(Problem to work on) Give every line again exactly as it appears, please, but not the pictures.

(Dataset section)
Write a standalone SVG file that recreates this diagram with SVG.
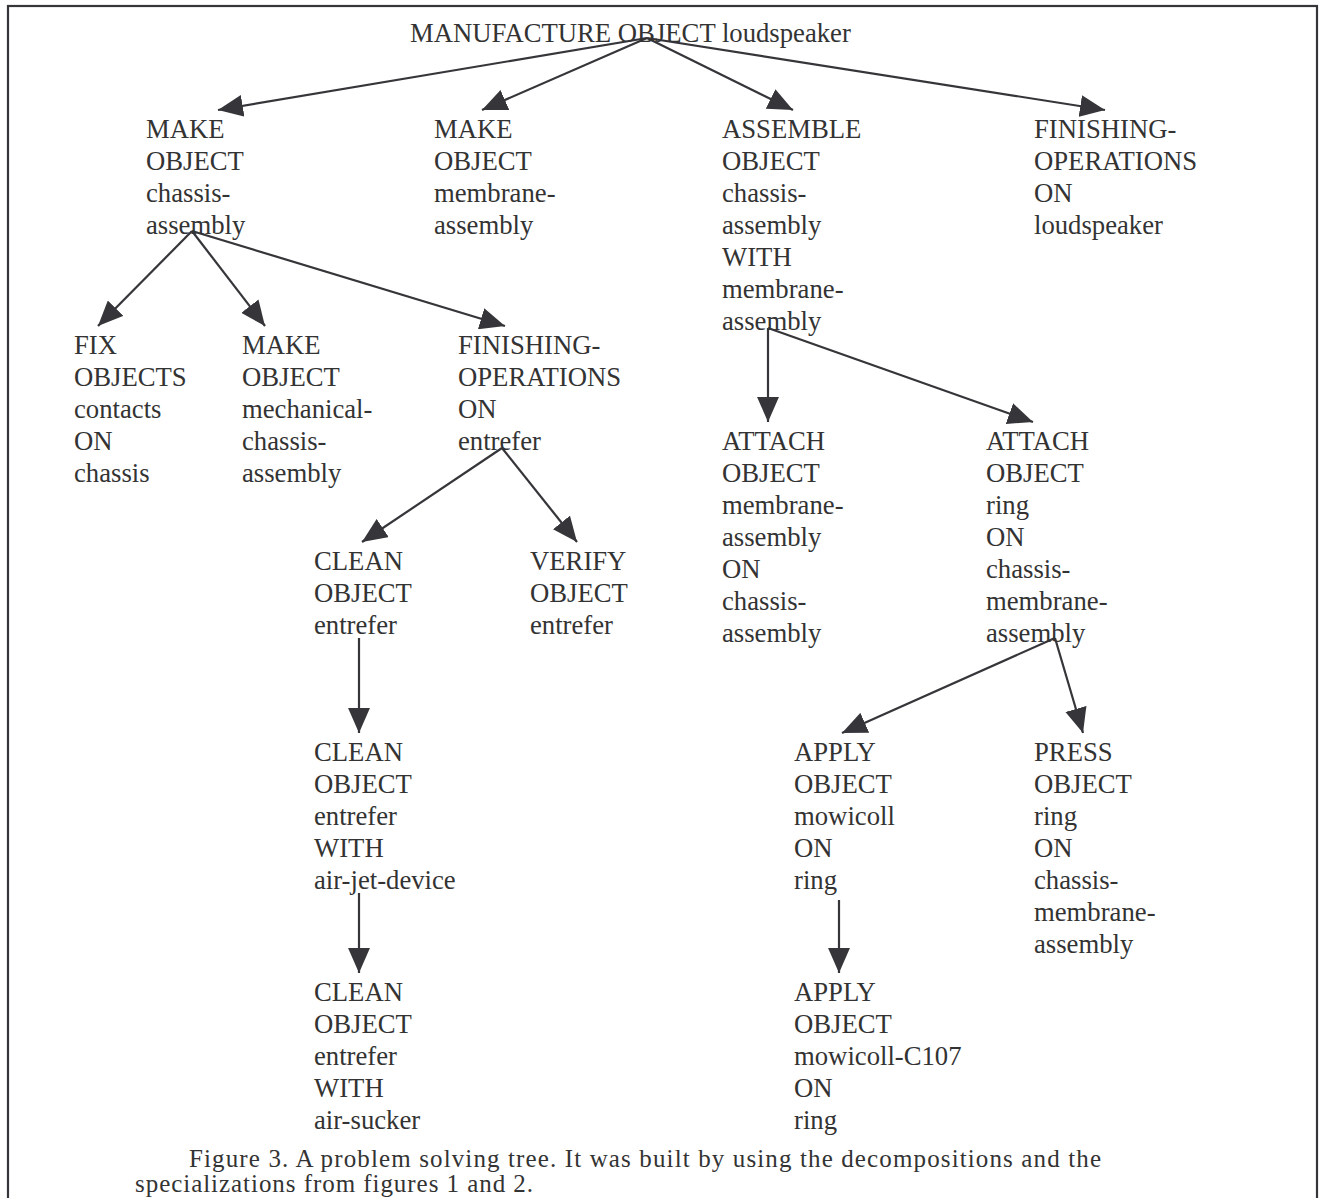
<svg xmlns="http://www.w3.org/2000/svg" width="1322" height="1198" viewBox="0 0 1322 1198" font-family="'Liberation Serif','Times New Roman',serif">
<style>
text{font-family:"Liberation Serif","Times New Roman",serif;font-size:26.7px;fill:#333}
text.cap{font-size:25px}
.c line{stroke:#35353a;stroke-width:2.2;marker-end:url(#ah)}
</style>
<defs>
<marker id="ah" markerUnits="userSpaceOnUse" markerWidth="25" markerHeight="22" refX="24" refY="10.5" orient="auto" viewBox="0 0 24 21">
<path d="M0,0 L24,10.5 L0,21 z" fill="#35353a"/>
</marker>
</defs>
<rect x="0" y="0" width="1322" height="1198" fill="#fff"/>
<rect x="8" y="6" width="1309" height="1210" fill="none" stroke="#35353a" stroke-width="2.2"/>
<g class="c" id="connectors">
<line x1="647" y1="38" x2="218" y2="110"/>
<line x1="647" y1="38" x2="482" y2="110"/>
<line x1="647" y1="38" x2="793" y2="110"/>
<line x1="647" y1="38" x2="1105" y2="110"/>
<line x1="192" y1="231" x2="98" y2="326"/>
<line x1="192" y1="231" x2="265" y2="326"/>
<line x1="192" y1="231" x2="505" y2="326"/>
<line x1="768" y1="328" x2="768" y2="422"/>
<line x1="768" y1="328" x2="1033" y2="422"/>
<line x1="502" y1="448" x2="362" y2="542"/>
<line x1="502" y1="448" x2="577" y2="542"/>
<line x1="359" y1="638" x2="359" y2="733"/>
<line x1="359" y1="893" x2="359" y2="973"/>
<line x1="1055" y1="638" x2="842" y2="733"/>
<line x1="1055" y1="638" x2="1083" y2="733"/>
<line x1="839" y1="900" x2="839" y2="973"/>
</g>
<g id="n-root"><text x="410" y="42">MANUFACTURE OBJECT loudspeaker</text></g>
<g id="n-make-chassis"><text x="146" y="138"><tspan x="146">MAKE</tspan><tspan x="146" dy="32">OBJECT</tspan><tspan x="146" dy="32">chassis-</tspan><tspan x="146" dy="32">assembly</tspan></text></g>
<g id="n-make-membrane"><text x="434" y="138"><tspan x="434">MAKE</tspan><tspan x="434" dy="32">OBJECT</tspan><tspan x="434" dy="32">membrane-</tspan><tspan x="434" dy="32">assembly</tspan></text></g>
<g id="n-assemble"><text x="722" y="138"><tspan x="722">ASSEMBLE</tspan><tspan x="722" dy="32">OBJECT</tspan><tspan x="722" dy="32">chassis-</tspan><tspan x="722" dy="32">assembly</tspan><tspan x="722" dy="32">WITH</tspan><tspan x="722" dy="32">membrane-</tspan><tspan x="722" dy="32">assembly</tspan></text></g>
<g id="n-finish-loudspeaker"><text x="1034" y="138"><tspan x="1034">FINISHING-</tspan><tspan x="1034" dy="32">OPERATIONS</tspan><tspan x="1034" dy="32">ON</tspan><tspan x="1034" dy="32">loudspeaker</tspan></text></g>
<g id="n-fix"><text x="74" y="354"><tspan x="74">FIX</tspan><tspan x="74" dy="32">OBJECTS</tspan><tspan x="74" dy="32">contacts</tspan><tspan x="74" dy="32">ON</tspan><tspan x="74" dy="32">chassis</tspan></text></g>
<g id="n-make-mech"><text x="242" y="354"><tspan x="242">MAKE</tspan><tspan x="242" dy="32">OBJECT</tspan><tspan x="242" dy="32">mechanical-</tspan><tspan x="242" dy="32">chassis-</tspan><tspan x="242" dy="32">assembly</tspan></text></g>
<g id="n-finish-entrefer"><text x="458" y="354"><tspan x="458">FINISHING-</tspan><tspan x="458" dy="32">OPERATIONS</tspan><tspan x="458" dy="32">ON</tspan><tspan x="458" dy="32">entrefer</tspan></text></g>
<g id="n-attach-membrane"><text x="722" y="450"><tspan x="722">ATTACH</tspan><tspan x="722" dy="32">OBJECT</tspan><tspan x="722" dy="32">membrane-</tspan><tspan x="722" dy="32">assembly</tspan><tspan x="722" dy="32">ON</tspan><tspan x="722" dy="32">chassis-</tspan><tspan x="722" dy="32">assembly</tspan></text></g>
<g id="n-attach-ring"><text x="986" y="450"><tspan x="986">ATTACH</tspan><tspan x="986" dy="32">OBJECT</tspan><tspan x="986" dy="32">ring</tspan><tspan x="986" dy="32">ON</tspan><tspan x="986" dy="32">chassis-</tspan><tspan x="986" dy="32">membrane-</tspan><tspan x="986" dy="32">assembly</tspan></text></g>
<g id="n-clean"><text x="314" y="570"><tspan x="314">CLEAN</tspan><tspan x="314" dy="32">OBJECT</tspan><tspan x="314" dy="32">entrefer</tspan></text></g>
<g id="n-verify"><text x="530" y="570"><tspan x="530">VERIFY</tspan><tspan x="530" dy="32">OBJECT</tspan><tspan x="530" dy="32">entrefer</tspan></text></g>
<g id="n-clean-jet"><text x="314" y="761"><tspan x="314">CLEAN</tspan><tspan x="314" dy="32">OBJECT</tspan><tspan x="314" dy="32">entrefer</tspan><tspan x="314" dy="32">WITH</tspan><tspan x="314" dy="32">air-jet-device</tspan></text></g>
<g id="n-apply"><text x="794" y="761"><tspan x="794">APPLY</tspan><tspan x="794" dy="32">OBJECT</tspan><tspan x="794" dy="32">mowicoll</tspan><tspan x="794" dy="32">ON</tspan><tspan x="794" dy="32">ring</tspan></text></g>
<g id="n-press"><text x="1034" y="761"><tspan x="1034">PRESS</tspan><tspan x="1034" dy="32">OBJECT</tspan><tspan x="1034" dy="32">ring</tspan><tspan x="1034" dy="32">ON</tspan><tspan x="1034" dy="32">chassis-</tspan><tspan x="1034" dy="32">membrane-</tspan><tspan x="1034" dy="32">assembly</tspan></text></g>
<g id="n-clean-sucker"><text x="314" y="1001"><tspan x="314">CLEAN</tspan><tspan x="314" dy="32">OBJECT</tspan><tspan x="314" dy="32">entrefer</tspan><tspan x="314" dy="32">WITH</tspan><tspan x="314" dy="32">air-sucker</tspan></text></g>
<g id="n-apply-c107"><text x="794" y="1001"><tspan x="794">APPLY</tspan><tspan x="794" dy="32">OBJECT</tspan><tspan x="794" dy="32">mowicoll-C107</tspan><tspan x="794" dy="32">ON</tspan><tspan x="794" dy="32">ring</tspan></text></g>
<g id="caption"><text class="cap" x="189" y="1167" textLength="912" lengthAdjust="spacing">Figure 3. A problem solving tree. It was built by using the decompositions and the</text><text class="cap" x="135" y="1192" textLength="398" lengthAdjust="spacing">specializations from figures 1 and 2.</text></g>
</svg>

(Solution to this exercise)
Write a standalone SVG file that recreates this diagram with SVG.
<svg xmlns="http://www.w3.org/2000/svg" width="1322" height="1198" viewBox="0 0 1322 1198" font-family="'Liberation Serif','Times New Roman',serif">
<style>
text{font-family:"Liberation Serif","Times New Roman",serif;font-size:26.7px;fill:#333}
text.cap{font-size:25px}
.c line{stroke:#35353a;stroke-width:2.2;marker-end:url(#ah)}
</style>
<defs>
<marker id="ah" markerUnits="userSpaceOnUse" markerWidth="25" markerHeight="22" refX="24" refY="10.5" orient="auto" viewBox="0 0 24 21">
<path d="M0,0 L24,10.5 L0,21 z" fill="#35353a"/>
</marker>
</defs>
<rect x="0" y="0" width="1322" height="1198" fill="#fff"/>
<rect x="8" y="6" width="1309" height="1210" fill="none" stroke="#35353a" stroke-width="2.2"/>
<g class="c" id="connectors">
<line x1="647" y1="38" x2="218" y2="110"/>
<line x1="647" y1="38" x2="482" y2="110"/>
<line x1="647" y1="38" x2="793" y2="110"/>
<line x1="647" y1="38" x2="1105" y2="110"/>
<line x1="192" y1="231" x2="98" y2="326"/>
<line x1="192" y1="231" x2="265" y2="326"/>
<line x1="192" y1="231" x2="505" y2="326"/>
<line x1="768" y1="328" x2="768" y2="422"/>
<line x1="768" y1="328" x2="1033" y2="422"/>
<line x1="502" y1="448" x2="362" y2="542"/>
<line x1="502" y1="448" x2="577" y2="542"/>
<line x1="359" y1="638" x2="359" y2="733"/>
<line x1="359" y1="893" x2="359" y2="973"/>
<line x1="1055" y1="638" x2="842" y2="733"/>
<line x1="1055" y1="638" x2="1083" y2="733"/>
<line x1="839" y1="900" x2="839" y2="973"/>
</g>
<g id="n-root"><text x="410" y="42">MANUFACTURE OBJECT loudspeaker</text></g>
<g id="n-make-chassis"><text x="146" y="138"><tspan x="146">MAKE</tspan><tspan x="146" dy="32">OBJECT</tspan><tspan x="146" dy="32">chassis-</tspan><tspan x="146" dy="32">assembly</tspan></text></g>
<g id="n-make-membrane"><text x="434" y="138"><tspan x="434">MAKE</tspan><tspan x="434" dy="32">OBJECT</tspan><tspan x="434" dy="32">membrane-</tspan><tspan x="434" dy="32">assembly</tspan></text></g>
<g id="n-assemble"><text x="722" y="138"><tspan x="722">ASSEMBLE</tspan><tspan x="722" dy="32">OBJECT</tspan><tspan x="722" dy="32">chassis-</tspan><tspan x="722" dy="32">assembly</tspan><tspan x="722" dy="32">WITH</tspan><tspan x="722" dy="32">membrane-</tspan><tspan x="722" dy="32">assembly</tspan></text></g>
<g id="n-finish-loudspeaker"><text x="1034" y="138"><tspan x="1034">FINISHING-</tspan><tspan x="1034" dy="32">OPERATIONS</tspan><tspan x="1034" dy="32">ON</tspan><tspan x="1034" dy="32">loudspeaker</tspan></text></g>
<g id="n-fix"><text x="74" y="354"><tspan x="74">FIX</tspan><tspan x="74" dy="32">OBJECTS</tspan><tspan x="74" dy="32">contacts</tspan><tspan x="74" dy="32">ON</tspan><tspan x="74" dy="32">chassis</tspan></text></g>
<g id="n-make-mech"><text x="242" y="354"><tspan x="242">MAKE</tspan><tspan x="242" dy="32">OBJECT</tspan><tspan x="242" dy="32">mechanical-</tspan><tspan x="242" dy="32">chassis-</tspan><tspan x="242" dy="32">assembly</tspan></text></g>
<g id="n-finish-entrefer"><text x="458" y="354"><tspan x="458">FINISHING-</tspan><tspan x="458" dy="32">OPERATIONS</tspan><tspan x="458" dy="32">ON</tspan><tspan x="458" dy="32">entrefer</tspan></text></g>
<g id="n-attach-membrane"><text x="722" y="450"><tspan x="722">ATTACH</tspan><tspan x="722" dy="32">OBJECT</tspan><tspan x="722" dy="32">membrane-</tspan><tspan x="722" dy="32">assembly</tspan><tspan x="722" dy="32">ON</tspan><tspan x="722" dy="32">chassis-</tspan><tspan x="722" dy="32">assembly</tspan></text></g>
<g id="n-attach-ring"><text x="986" y="450"><tspan x="986">ATTACH</tspan><tspan x="986" dy="32">OBJECT</tspan><tspan x="986" dy="32">ring</tspan><tspan x="986" dy="32">ON</tspan><tspan x="986" dy="32">chassis-</tspan><tspan x="986" dy="32">membrane-</tspan><tspan x="986" dy="32">assembly</tspan></text></g>
<g id="n-clean"><text x="314" y="570"><tspan x="314">CLEAN</tspan><tspan x="314" dy="32">OBJECT</tspan><tspan x="314" dy="32">entrefer</tspan></text></g>
<g id="n-verify"><text x="530" y="570"><tspan x="530">VERIFY</tspan><tspan x="530" dy="32">OBJECT</tspan><tspan x="530" dy="32">entrefer</tspan></text></g>
<g id="n-clean-jet"><text x="314" y="761"><tspan x="314">CLEAN</tspan><tspan x="314" dy="32">OBJECT</tspan><tspan x="314" dy="32">entrefer</tspan><tspan x="314" dy="32">WITH</tspan><tspan x="314" dy="32">air-jet-device</tspan></text></g>
<g id="n-apply"><text x="794" y="761"><tspan x="794">APPLY</tspan><tspan x="794" dy="32">OBJECT</tspan><tspan x="794" dy="32">mowicoll</tspan><tspan x="794" dy="32">ON</tspan><tspan x="794" dy="32">ring</tspan></text></g>
<g id="n-press"><text x="1034" y="761"><tspan x="1034">PRESS</tspan><tspan x="1034" dy="32">OBJECT</tspan><tspan x="1034" dy="32">ring</tspan><tspan x="1034" dy="32">ON</tspan><tspan x="1034" dy="32">chassis-</tspan><tspan x="1034" dy="32">membrane-</tspan><tspan x="1034" dy="32">assembly</tspan></text></g>
<g id="n-clean-sucker"><text x="314" y="1001"><tspan x="314">CLEAN</tspan><tspan x="314" dy="32">OBJECT</tspan><tspan x="314" dy="32">entrefer</tspan><tspan x="314" dy="32">WITH</tspan><tspan x="314" dy="32">air-sucker</tspan></text></g>
<g id="n-apply-c107"><text x="794" y="1001"><tspan x="794">APPLY</tspan><tspan x="794" dy="32">OBJECT</tspan><tspan x="794" dy="32">mowicoll-C107</tspan><tspan x="794" dy="32">ON</tspan><tspan x="794" dy="32">ring</tspan></text></g>
<g id="caption"><text class="cap" x="189" y="1167" textLength="912" lengthAdjust="spacing">Figure 3. A problem solving tree. It was built by using the decompositions and the</text><text class="cap" x="135" y="1192" textLength="398" lengthAdjust="spacing">specializations from figures 1 and 2.</text></g>
</svg>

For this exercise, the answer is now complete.